Civil Society, Climate Change, Farming Crisis: Filling An Empty Plate, Food and Agriculture, Global, Headlines, Reframing Rio

Youth Farmers Have Great Needs and Low Expectations from Rio+20

RIO DE JANEIRO, Jun 19 2012 (IPS) - Ulvia Abdullayeva, from Ganja in western Azerbaijan, has come to Rio to deliver a simple but critical message to world leaders and her national authorities: small farmers need protection and financing.

Abdullayeva, who works in Azerbaijan for a non-governmental organisation (NGO) that supports farmers from her region and promotes sustainable development, describes the host of problems that small farmers in Azerbaijan must confront.

Not only do they face water shortages, a lack of financing and a lack of storage infrastructure, which leads to food waste, but gaining access to markets is also difficult for small farmers, as markets are dominated by a few private companies supported by the government and flooded with cheap food imports.

Small farmers around the world face special challenges in sustaining their livelihoods. Credit: Kristin Palitza/IPS

Together with a group of more than ten youths from all over the world, aged 18 to 25, Abdullayeva has come to Rio to participate in a youth partnership programme organised by the international NGO Oxfam. The programme encourages young people to spur social change in their communities and creates opportunities for them to network with one another. In Rio, the programme is focusing on farming and food security.

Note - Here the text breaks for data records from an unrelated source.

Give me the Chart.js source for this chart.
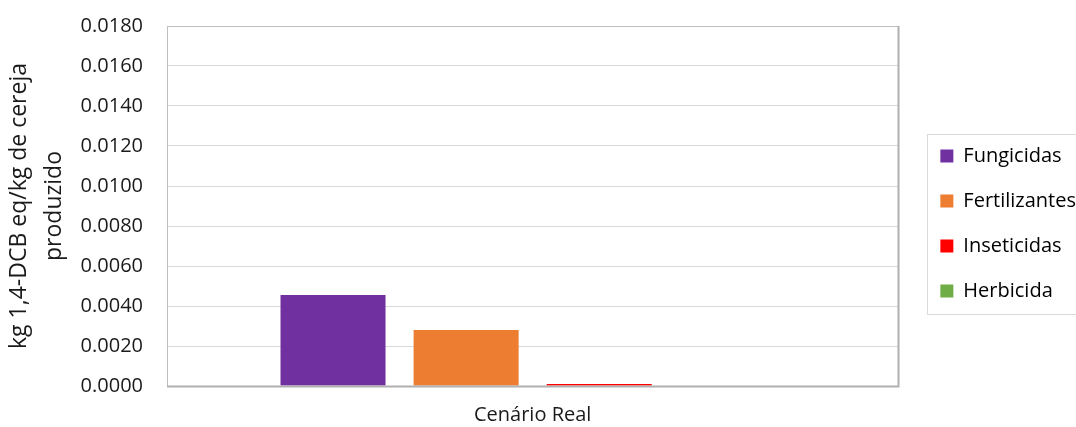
<!DOCTYPE html>
<html>
<head>
<meta charset="utf-8">
<script src="https://cdn.jsdelivr.net/npm/chart.js@4"></script>
<style>
  body { margin: 0; background: #fff; }
  #wrap { width: 1076px; height: 427px; position: relative; overflow: hidden; }
</style>
</head>
<body>
<div id="wrap"><canvas id="chart"></canvas></div>
<script>
const categories = ['Cenário Real'];
const seriesNames = ['Fungicidas', 'Fertilizantes', 'Inseticidas', 'Herbicida'];
const seriesValues = [[0.00455], [0.0028], [0.0001], [0]];
const seriesColors = ['#7030a0', '#ed7d31', '#ff0000', '#70ad47'];
const yTitle = ['kg 1,4-DCB eq/kg de cereja', 'produzido'];

const FONT = "'Open Sans', sans-serif";

// shift the legend a bit away from the plot and draw its frame, like the excel export
const legendFrame = {
    id: 'legendFrame',
    afterLayout(chart) {
        const lg = chart.legend;
        if (!lg) return;
        lg.left += 17; lg.right += 17;
        lg.top -= 3; lg.bottom -= 3;
    },
    afterDraw(chart) {
        const { ctx, chartArea } = chart;
        ctx.save();
        // plot border
        ctx.strokeStyle = '#bfbfbf';
        ctx.lineWidth = 1;
        ctx.strokeRect(Math.round(chartArea.left) + 0.5, Math.round(chartArea.top) + 0.5,
            Math.round(chartArea.width), Math.round(chartArea.height));
        ctx.strokeStyle = '#b0b0b0';
        ctx.lineWidth = 2;
        ctx.beginPath();
        ctx.moveTo(chartArea.left, Math.round(chartArea.bottom) + 0.5);
        ctx.lineTo(chartArea.right + 1, Math.round(chartArea.bottom) + 0.5);
        ctx.moveTo(Math.round(chartArea.right) + 0.5, chartArea.top);
        ctx.lineTo(Math.round(chartArea.right) + 0.5, chartArea.bottom + 1);
        ctx.stroke();
        // legend frame
        const hb = chart.legend.legendHitBoxes;
        if (hb && hb.length) {
            const first = hb[0], last = hb[hb.length - 1];
            const x = Math.round(first.left - 13) + 0.5;
            const y = Math.round(first.top - 12) + 0.5;
            const b = Math.round(last.top + last.height + 13) + 0.5;
            ctx.strokeStyle = '#d9d9d9';
            ctx.lineWidth = 1;
            ctx.strokeRect(x, y, 1200 - x, b - y);
        }
        ctx.restore();
    }
};

new Chart(document.getElementById('chart'), {
    type: 'bar',
    data: {
        labels: categories,
        datasets: seriesNames.map((name, i) => ({
            label: name,
            data: seriesValues[i],
            backgroundColor: seriesColors[i],
            borderWidth: 0,
            categoryPercentage: 0.728,
            barPercentage: 0.789
        }))
    },
    options: {
        responsive: true,
        maintainAspectRatio: false,
        animation: false,
        layout: { padding: { top: 26, left: 0, right: 7, bottom: 0 } },
        plugins: {
            legend: {
                position: 'right',
                maxWidth: 178,
                labels: {
                    boxWidth: 13,
                    boxHeight: 13,
                    padding: 25,
                    color: '#000',
                    font: { family: FONT, size: 20 }
                }
            },
            tooltip: { enabled: false }
        },
        scales: {
            x: {
                grid: { display: false },
                border: { display: false },
                ticks: { color: '#1a1a1a', padding: 9, font: { family: FONT, size: 20 } },
                afterFit: (scale) => { scale.height = 41; scale.paddingLeft = 0; scale.paddingRight = 0; }
            },
            y: {
                min: 0,
                max: 0.018,
                ticks: {
                    stepSize: 0.002,
                    color: '#1a1a1a',
                    padding: 24,
                    font: { family: FONT, size: 20 },
                    callback: (v) => Number(v).toFixed(4)
                },
                grid: { color: '#d9d9d9', drawTicks: false },
                border: { display: false },
                title: {
                    display: true,
                    text: yTitle,
                    color: '#1a1a1a',
                    padding: { top: 2, bottom: 0 },
                    font: { family: FONT, size: 23, lineHeight: 1.53 }
                },
                afterFit: (scale) => { scale.width = 167; scale.paddingTop = 0; scale.paddingBottom = 0; }
            }
        }
    },
    plugins: [legendFrame]
});
</script>
</body>
</html>
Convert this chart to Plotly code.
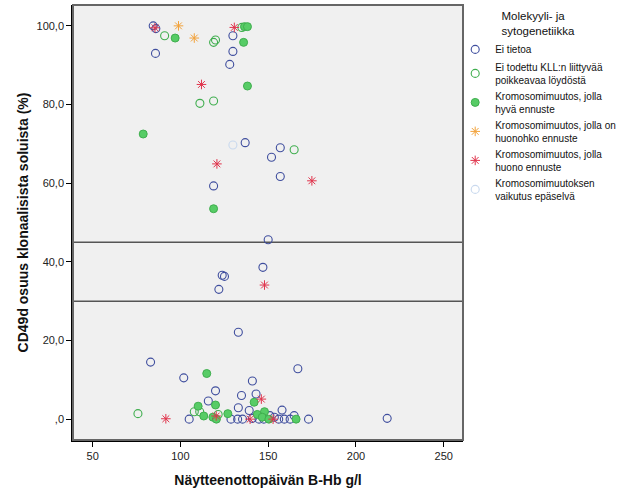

“It is really inspiring to be here in Rio,” she says as she joins a march for women’s rights taking place around Cupula dos Povos, the People’s Summit, part of the Rio+20 conference on sustainable development, on Monday. “All these people are into the idea of active citizenship, which is missing back in my home and I am hoping to bring back.”

Saying no to large corporations

Daniel Chrisendo, from Tulang Bawang Barat, Sumatra Island, in Indonesia, is another participant in the programme. He says that one of the main messages the youth are trying to convey to the United Nations and national governments is to make no concessions to large companies.

Chrisendo says that for his community, producing food and eating locally is becoming increasingly difficult, primarily because of the expansion of palm cultivation for oil production, among other monocultures.

“Indonesia is an agrarian country, but we are almost not producing food anymore. We are forced to rely on expensive imports, which is taking a serious toll on the poorest, as they cannot afford it,” Chrisendo says.

Titilola Kazem, from Lagos, Nigeria, is most worried about the impacts of climate change on farming in her country. Having worked with small farmers in her region, she says one of the biggest problems is unpredictable rainfall, which makes planning crops impossible. In other areas, climate change has led to serious droughts that also affect farming.

“In Nigeria, small farmers produce 70 percent of food, and there is a lot of food being produced in our country. Nevertheless, so many people continue to be hungry,” Kazem says, adding that people need to be educated about the impact of climate change.

“They should get help with irrigation, with storage facilities,” she adds, “and they should be encouraged to do organic farming, which is more sustainable.”

Different places, similar struggles

While these young people face particular challenges in their respective regions, they have nevertheless managed to compile a shared list of recommendations aimed at decision-makers, which could serve as a starting point for addressing the common issues faced by farming communities around the world.

Their recommendations include broad citizen participation in decision-making; subsidies and import taxes to support small local farmers; making seeds available and affordable; support for access to markets; stopping forced evictions of farmers and offering them land tenure; promoting indigenous goods; and immediate action on climate change.

The youth attending Oxfam’s programme interviewed by TerraViva were not necessarily sure how the Rio+20 conference could help them implement these demands, but they did hope the conference could help bring the recommendations to their governments’ attention and that the Rio agreement could pressure their national authorities to implement such measures.

Other young people attending Cupula dos Povos were less optimistic. On one of the patches of grass next to the beach where the tents of the Cupula dos Povos are currently located, a seed exchange was taking place. One participant was Elena Cooper, representing Capim Limao, a students’ group from Rio de Janeiro University that promotes agroecology and whose members do small-scale farming in the Rio region.

According to Cooper, no results can be expected from the official negotiations of Rio+20, but the contacts made among participants in the Cupula dos Povos could bring about positive transformations in the future.

“We have much more hopes from the exchanges we have here with other people, with farmers, from the exchange of these seeds,” Cooper said.